The fathomless, unpredictable, and ever-changing nature of markets never ceases to amaze me, and I’ve attempted to systematize it for the better part of each day over the past 40 years. For example:

A Complete Opposite. It is well known that when the Federal Open Market Committee meets the market goes up from the open about 80% of the time. Thus, guaranteed to happen, today the largest move ever below open, down eight S&P points at 1417.30 at noon, hovering down six from the open right before the “no change” announcement.

Quietly in the dark. The VIX stealthily set a three-month high on Dec. 7 at 12.67, but in a just three trading days it’s back down to 10.65 — a 12-day low, and a mere 0.77 above its 12-year low of 9.90 set on Nov. 20, 2006. I am reminded of my efforts to predict the market with a ratio of Amex volume to NYSE volume, with a level above 30% highly bearish, or odd-lot sales to total sales above 5%. Both ratios have averaged about 1/10th as much the old triggers, and have not been exceeded in 30 years or so. At least it didn’t keep me out of the market the way it did the Father of Fundamental Analysis, the prurient Benjamin Graham, who got out of the market in the early 1950s at Dow 400 because it seemed too high to him compared to the trigger level of DJIA 100 that bankrupted him in the 1930s.

The Round Number Game and Other Consiliences. The Nasdaq and the bunds are playing the round number game at 118.00, the former having moved above and below during on five separate days out of the last ten and the latter having moved above and below each of the last two days.

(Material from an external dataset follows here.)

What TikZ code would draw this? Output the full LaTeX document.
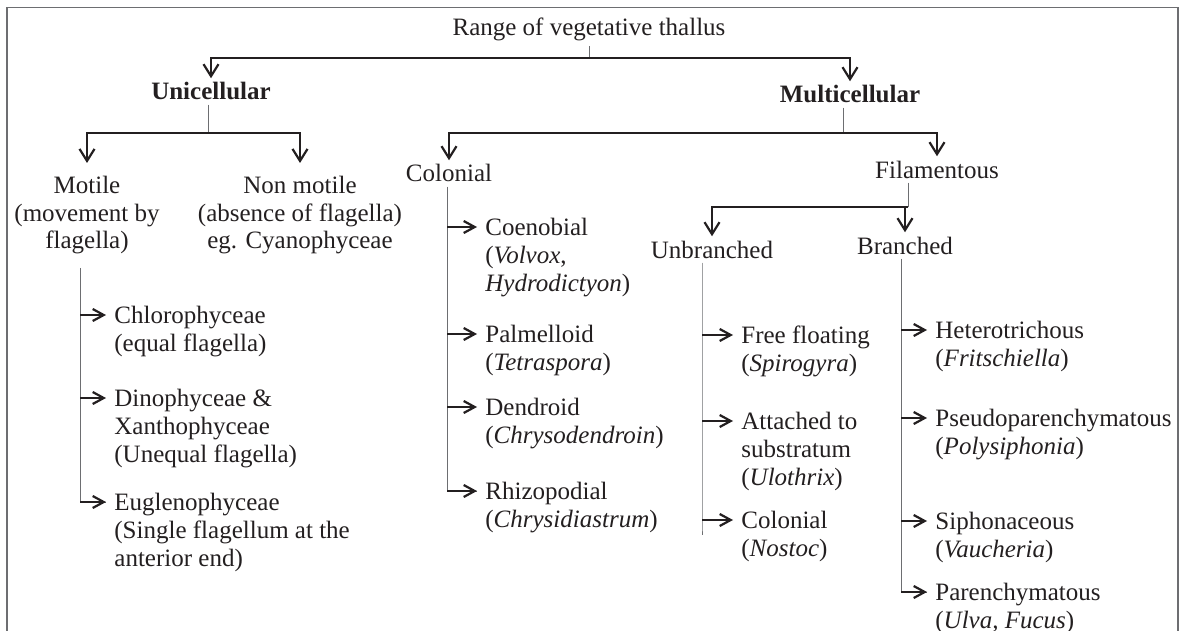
\documentclass[tikz,border=0pt]{standalone}
\usepackage{fontspec}
\setmainfont{Liberation Serif}
\usetikzlibrary{arrows.meta}
\definecolor{ink}{HTML}{231F20}
\definecolor{rule}{HTML}{6D6E71}
\newcommand{\leftstack}[1]{\begin{tabular}[t]{@{}l@{}}#1\end{tabular}}
\newcommand{\centerstack}[1]{\begin{tabular}[t]{@{}c@{}}#1\end{tabular}}
\begin{document}
\begin{tikzpicture}[x=0.5pt,y=-0.5pt,
	every node/.style={font=\fontsize{12.5}{14}\selectfont,text=ink},
	group/.style={inner sep=2pt,anchor=base},
	groupB/.style={group,font=\fontsize{12.5}{14}\selectfont\bfseries},
	leaf/.style={anchor=base west,inner sep=4pt},
	link/.style={-{Straight Barb[length=6pt,width=7.5pt]},line width=1.1pt,color=ink},
	pointer/.style={-{Straight Barb[length=5.5pt,width=6pt]},line width=1.1pt,color=ink},
	stem/.style={line width=0.5pt,color=rule},
	outline/.style={line width=0.8pt,color=rule}]
	\useasboundingbox (0,0) rectangle (1184,631);
	\draw[outline] (7,631) -- (7,7.5) -- (1178,7.5) -- (1178,631);

	\node[group] (range) at (589,36) {Range of vegetative thallus};
	\node[groupB] (uni) at (211,100) {Unicellular};
	\node[groupB] (multi) at (850,103) {Multicellular};
	\node[group,inner ysep=5pt] (motile) at (87,193) {\centerstack{Motile\\(movement by\\flagella)}};
	\node[group,inner ysep=5pt] (nonmotile) at (300,193) {\centerstack{Non motile\\(absence of flagella)\\eg. Cyanophyceae}};
	\node[group] (colonial) at (449,182) {Colonial};
	\node[group] (filament) at (937,178) {Filamentous};
	\node[group] (unbr) at (712,258) {Unbranched};
	\node[group] (branch) at (905,254) {Branched};

	\node[leaf] (chloro) at (106,323) {\leftstack{Chlorophyceae\\(equal flagella)}};
	\node[leaf] (dino) at (106,406) {\leftstack{Dinophyceae \&\\Xanthophyceae\\(Unequal flagella)}};
	\node[leaf] (eugleno) at (106,510) {\leftstack{Euglenophyceae\\(Single flagellum at the\\anterior end)}};

	\node[leaf] (coeno) at (477,235) {\leftstack{Coenobial\\(\textit{Volvox},\\\textit{Hydrodictyon})}};
	\node[leaf] (palm) at (477,342) {\leftstack{Palmelloid\\(\textit{Tetraspora})}};
	\node[leaf] (dendro) at (477,415) {\leftstack{Dendroid\\(\textit{Chrysodendroin})}};
	\node[leaf] (rhizo) at (477,499) {\leftstack{Rhizopodial\\(\textit{Chrysidiastrum})}};

	\node[leaf] (free) at (733,343) {\leftstack{Free floating\\(\textit{Spirogyra})}};
	\node[leaf] (attach) at (733,429) {\leftstack{Attached to\\substratum\\(\textit{Ulothrix})}};
	\node[leaf] (colony) at (733,528) {\leftstack{Colonial\\(\textit{Nostoc})}};

	\node[leaf] (hetero) at (927,338) {\leftstack{Heterotrichous\\(\textit{Fritschiella})}};
	\node[leaf] (pseudo) at (927,426) {\leftstack{Pseudoparenchymatous\\(\textit{Polysiphonia})}};
	\node[leaf] (sipho) at (927,529) {\leftstack{Siphonaceous\\(\textit{Vaucheria})}};
	\node[leaf] (paren) at (927,600) {\leftstack{Parenchymatous\\(\textit{Ulva, Fucus})}};

	\coordinate (j1) at (589,58);
	\coordinate (j2) at (208,133);
	\coordinate (j3) at (843,133);
	\coordinate (j4) at (908,207);
	\draw[stem] (range.south -| j1) -- (j1);
	\draw[link] (j1) -| (uni.north);
	\draw[link] (j1) -| (multi.north);
	\draw[stem] (uni.south -| j2) -- (j2);
	\draw[link] (j2) -| (motile.north);
	\draw[link] (j2) -| (nonmotile.north);
	\draw[stem] (multi.south -| j3) -- (j3);
	\draw[link] (j3) -| (colonial.north);
	\draw[link] (j3) -| (filament.north);
	\draw[stem] (filament.south -| j4) -- (j4);
	\draw[link] (j4) -| (unbr.north);
	\draw[link] (j4) -| (branch.north);

	\coordinate (s1) at (80,0);
	\coordinate (s2) at (447,0);
	\coordinate (s3) at (702,0);
	\coordinate (s4) at (901,0);
	\draw[stem] (motile.south -| s1) |- ([yshift=4pt]eugleno.base west);
	\draw[stem] (colonial.south -| s2) |- ([yshift=4pt]rhizo.base west);
	\draw[stem] (unbr.south -| s3) -- (s3 |- colony.base) -- ++(0,7);
	\draw[stem] (branch.south -| s4) |- ([yshift=4pt]paren.base west);
	\foreach \n in {chloro,dino,eugleno}
		\draw[pointer] (s1 |- \n.base) ++(0,-8) -- ([yshift=4pt]\n.base west);
	\foreach \n in {coeno,palm,dendro,rhizo}
		\draw[pointer] (s2 |- \n.base) ++(0,-8) -- ([yshift=4pt]\n.base west);
	\foreach \n in {free,attach,colony}
		\draw[pointer] (s3 |- \n.base) ++(0,-8) -- ([yshift=4pt]\n.base west);
	\foreach \n in {hetero,pseudo,sipho,paren}
		\draw[pointer] (s4 |- \n.base) ++(0,-8) -- ([yshift=4pt]\n.base west);
\end{tikzpicture}
\end{document}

A Change of the Rear Guard. The Saudi Arabian market is the worst performer of the year, with the Tadawul down some 53% at 7837, but United Arab Emirates and Qatar are now down just 40 to 45%. The question that immediately springs to mind is how I avoided buying these markets that looked so oversold? The real answer is that I have learned that the cobbler should stick to his last. Helpful to me in that regard has been the remark of George Pollard, captain of the Essex when that ship was destroyed by a whale, after he ran his next ship aground on an iceberg. He remarked that he could be forgiven for the first disaster but after a second disaster he could be considered a hoodoo. Also helpful to me have been the many letters I received in the spring of this year, predicting and hoping for a repeat of my 1997 disaster.